## EXERCISE
Look through the data and write out every line with the word "this" in it.

[Entries with chart source code]
* Start *
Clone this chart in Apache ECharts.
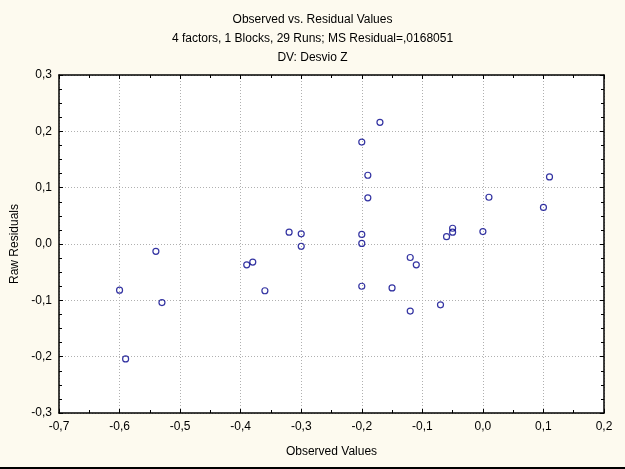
<!DOCTYPE html>
<html>
<head>
<meta charset="utf-8">
<script src="https://cdn.jsdelivr.net/npm/echarts@6/dist/echarts.min.js"></script>
<style>
    html,body{margin:0;padding:0;background:#fdfaef;}
    #myChart{width:625px;height:467px;}
    #edge{width:625px;height:2px;background:#000;}
</style>
</head>
<body>
<div id="myChart"></div>
<div id="edge"></div>
<script>
    var observed = [-0.32, -0.30, -0.30, -0.54, -0.17, -0.20, -0.19, -0.19, -0.20, -0.20,
                    -0.06, -0.05, -0.05, 0.00, 0.01, 0.11, 0.10, -0.12, -0.60, -0.53,
                    -0.59, -0.39, -0.38, -0.36, -0.11, -0.20, -0.15, -0.07, -0.12];
    var residuals = [0.021, 0.018, -0.004, -0.013, 0.216, 0.181, 0.122, 0.082, 0.017, 0.001,
                     0.013, 0.028, 0.021, 0.022, 0.083, 0.119, 0.065, -0.024, -0.082, -0.104,
                     -0.204, -0.037, -0.032, -0.083, -0.037, -0.075, -0.078, -0.108, -0.119];
    var xTicks = [-0.7, -0.6, -0.5, -0.4, -0.3, -0.2, -0.1, 0.0, 0.1, 0.2];
    var yTicks = [-0.3, -0.2, -0.1, 0.0, 0.1, 0.2, 0.3];
    var titles = ['Observed vs. Residual Values',
                  '4 factors, 1 Blocks, 29 Runs; MS Residual=,0168051',
                  'DV: Desvio Z'];

    var fmt = function(v){ return v.toFixed(1).replace('.', ','); };
    var font = 'Liberation Sans, Arial, sans-serif';
    var points = observed.map(function(x, i){ return [x, residuals[i]]; });

    var titleTops = [9, 28, 47];
    var option = {
        backgroundColor: '#fdfaef',
        animation: false,
        title: titles.map(function(t, i){
            return {text: t, left: 'center', top: titleTops[i],
                    textStyle: {fontFamily: font, fontSize: 12, fontWeight: 'normal', color: '#000'}};
        }),
        grid: {left: 59, right: 21, top: 75, bottom: 54, show: true, backgroundColor: '#fff', borderWidth: 0},
        xAxis: [{
            type: 'value', min: xTicks[0], max: xTicks[xTicks.length - 1], interval: 0.1,
            name: 'Observed Values', nameLocation: 'middle', nameGap: 33,
            nameTextStyle: {fontFamily: font, fontSize: 12, color: '#000'},
            axisLine: {onZero: false, lineStyle: {color: '#000', width: 1.5}},
            axisTick: {inside: true, length: 4, lineStyle: {color: '#000'}},
            minorTick: {show: true, splitNumber: 2, length: 3, lineStyle: {color: '#000'}},
            axisLabel: {formatter: fmt, fontFamily: font, fontSize: 12, color: '#000', margin: 8},
            splitLine: {show: true, lineStyle: {color: '#b0b0b0', type: [1, 2]}}
        }, {
            type: 'value', position: 'top', min: xTicks[0], max: xTicks[xTicks.length - 1], interval: 0.1,
            axisLine: {onZero: false, lineStyle: {color: '#000', width: 1.5}},
            axisTick: {inside: true, length: 4, lineStyle: {color: '#000'}},
            minorTick: {show: true, splitNumber: 2, length: 3, lineStyle: {color: '#000'}},
            axisLabel: {show: false}, splitLine: {show: false}
        }],
        yAxis: [{
            type: 'value', min: yTicks[0], max: yTicks[yTicks.length - 1], interval: 0.1,
            name: 'Raw Residuals', nameLocation: 'middle', nameGap: 38,
            nameTextStyle: {fontFamily: font, fontSize: 12, color: '#000'},
            axisLine: {onZero: false, lineStyle: {color: '#000', width: 1.5}},
            axisTick: {inside: true, length: 4, lineStyle: {color: '#000'}},
            minorTick: {show: true, splitNumber: 4, length: 3, lineStyle: {color: '#000'}},
            axisLabel: {formatter: fmt, fontFamily: font, fontSize: 12, color: '#000', margin: 7},
            splitLine: {show: true, lineStyle: {color: '#b0b0b0', type: [1, 2]}}
        }, {
            type: 'value', position: 'right', min: yTicks[0], max: yTicks[yTicks.length - 1], interval: 0.1,
            axisLine: {onZero: false, lineStyle: {color: '#000', width: 1.5}},
            axisTick: {inside: true, length: 4, lineStyle: {color: '#000'}},
            minorTick: {show: true, splitNumber: 4, length: 3, lineStyle: {color: '#000'}},
            axisLabel: {show: false}, splitLine: {show: false}
        }],
        series: [{
            type: 'scatter',
            data: points,
            symbol: 'circle',
            symbolSize: 6,
            itemStyle: {color: 'rgba(0,0,0,0)', borderColor: '#00008b', borderWidth: 1.2}
        }]
    };

    var myChart = echarts.init(document.getElementById('myChart'));
    myChart.setOption(option);
</script>
</body>
</html>
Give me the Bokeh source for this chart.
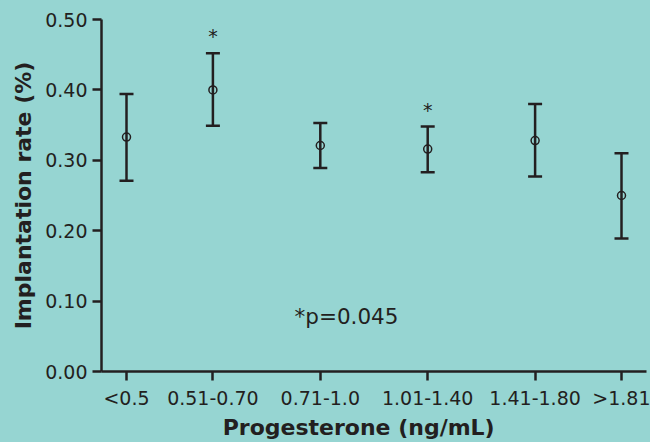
* End *
## SOLUTION TO THE PROBLEM
Clone this chart in Apache ECharts.
Give me the Bokeh source for this chart.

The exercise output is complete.